• Shipping through the Strait of Hormuz remains heavily restricted, with recent traffic mostly limited to Iran-linked vessels.
  • Several loaded supertankers have approached the route but stopped short of exiting the strait, despite the ceasefire and US pressure to reopen the passage.
  • Bottom line: flows are still disrupted, keeping energy markets on edge.

Shipping through the Strait of Hormuz continues to face severe limitations, with activity largely confined to vessels linked to Iran, according to people familiar with the matter. Despite a ceasefire framework established in early April 2026, commercial traffic has not returned to pre-crisis levels, leaving energy flows, insurance costs, and schedules unsettled. Several loaded supertankers have approached the route but halted near entry points rather than exiting the strait, reflecting ongoing uncertainty and caution among major carriers.

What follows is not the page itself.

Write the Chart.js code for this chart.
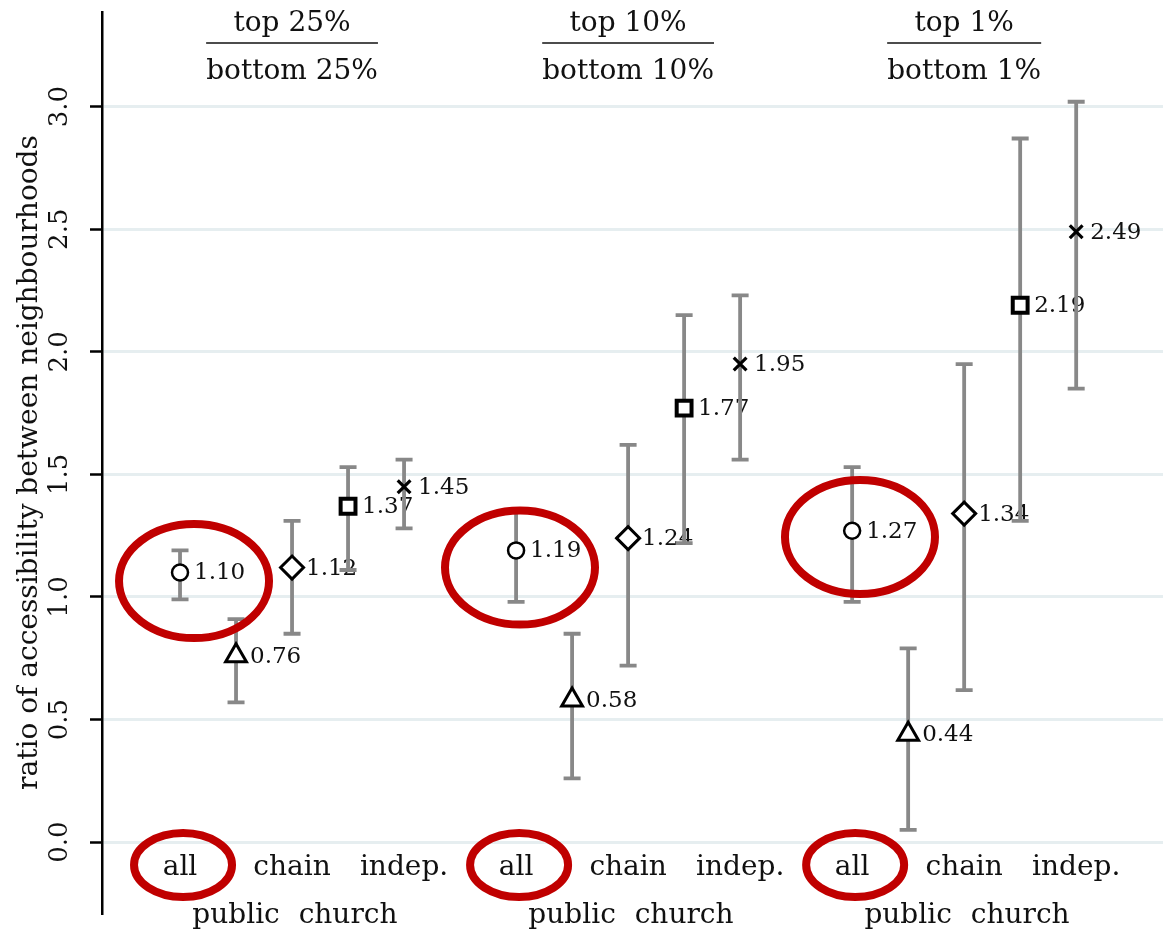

Efforts to reopen the passage have hit a snag, as negotiations involve conditions on asset freezes and UN-endorsed resolutions, with tensions persisting around enforcement. Iran's stance hinges on broader security and economic demands, including asset unfreezing and assurances around weapons or countermeasures, complicating a quick return to normal transits. A source close to the talks noted that the strategic calculus remains fragile, with the possibility of renewed blockages affecting shipping economics and regional stability.

Global energy markets are likely to experience continued volatility as traders price in prolonged disruption, potential demand shifts, and the risk of further supply constraints in the near term. Alternative routes, such as the Cape of Good Hope, add significant transit delays and costs, constraining supply for refiners dependent on Middle East crude and LNG. This could boost Brent/WTI spreads and LNG prices depending on regional demand, analysts warn.

For shippers, the practical implications are stark: reassessing voyage windows, fuel hedges, and cargo insurance terms as the situation evolves. A typical tanker might experience several weeks of added voyage time or require alternative routing decisions depending on the latest advisories. Insurers and carriers are seeking formal guarantees, with some exploring diversification of routes and investment in resilience measures for energy supply chains.

Attempts to reach out for comment from major shipping firms were unsuccessful, but industry insiders describe a cautious wait-and-see approach. Without a deal to fully reopen the strait, the bottleneck could force broader supply chain adjustments, impacting consumer fuel prices and straining budgets of energy-intensive sectors. The situation sits at the intersection of US policy, Iranian strategic posture, and regional diplomacy, with external brokers like Pakistan seeking a mediated settlement.

Correction: An earlier version of this article misstated the timeline for potential normalization; it may take weeks to months depending on enforcement of the ceasefire and security assurances.